Le premier grand historien romain est Salluste, auteur, entre autres, de deux monographies, La Conjuration de Catilina et La guerre de Jugurtha. Il était considéré dans l’Antiquité comme l’équivalent latin de l’historien grec Thucydide.
L’historiographie est alors devenue un des genres littéraires les plus prestigieux. C’est à cette période que Tite-Live, restant fidèle à l’esprit annalistique, compose les 142 livres de son Histoire Romaine (ou Ab urbe condita libri), des origines de Rome jusque 9 ap. J.-C.
Après une période de régression, sous les Julio-Claudiens, de la grande historiographie qui se voit supplantée par les témoignages courtisans ou d’opposition, l’histoire retrouve ses lettres de noblesse avec Tacite, dont les œuvres majeures, les Histoires et les Annales, furent composées au début du IIe s. ap. J.-C. À la même époque paraissent les Vies des douze Césars de Suétone. Le genre de la biographie est en effet de plus en plus en vogue, répondant ainsi à la personnalisation croissante du pouvoir.
Cependant, ces deux historiens ont écrit environ cinquante ans après les événements, durant une période où Néron était (déjà) dénigré. Le tableau qu'ils dressent de ces événements est particulièrement sombre et les arrière-pensées qu'ils prêtent aux protagonistes sans concession. Il n'est pas toujours aisé de distinguer la part du récit romanesque de celle d'une recherche historique « sérieuse ». Même si, de par leurs fonctions[1], ils avaient accès à des archives officielles et des documents de première main, leurs propres sources sont cependant très rarement explicitement données. Les deux historiens sont certainement influencés par la société dans laquelle ils vivaient et pour laquelle ils écrivaient. Leur tendance à noircir le tableau et à considérer les acteurs principaux comme des criminels souvent dégénérés, et leur manque d'esprit critique, voire leur crédulité[2] sont aujourd'hui dénoncés et on attribue en partie la sévérité de leur jugement à leurs a priori idéologiques, voire leur « philosophie politique ». Tacite est, par exemple, considéré comme le grand détracteur de Néron ; Suétone comme exprimant les intérêts politiques du Sénat et des chevaliers romains. Les récits de ces historiens romains postérieurs au règne de Néron soulèvent ainsi une multitude d'interrogations sur la fiabilité de ces témoignages de « seconde main »[3].
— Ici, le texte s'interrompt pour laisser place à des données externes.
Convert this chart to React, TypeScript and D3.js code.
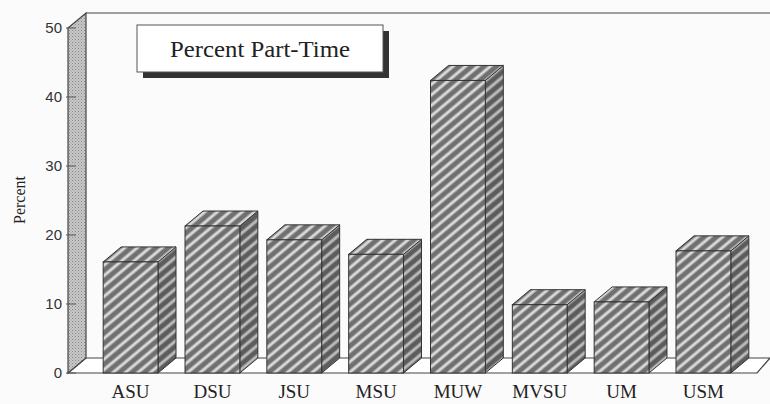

La vogue de la biographie se confirmera par la suite, comme l’atteste l’Histoire Auguste, recueil de biographies impériales écrit dans la deuxième moitié du IVe ou au début du Ve siècle. Le Bas-Empire voit également se multiplier les abrégés d’histoire romaine, ou épitomé (comme l'Épitomé de Caesaribus). On considère ordinairement que le dernier grand historien romain est Ammien Marcellin, auteur du IVe siècle ayant composé les Rerum gestarum libri, conçus probablement comme une continuation des Histoires de Tacite.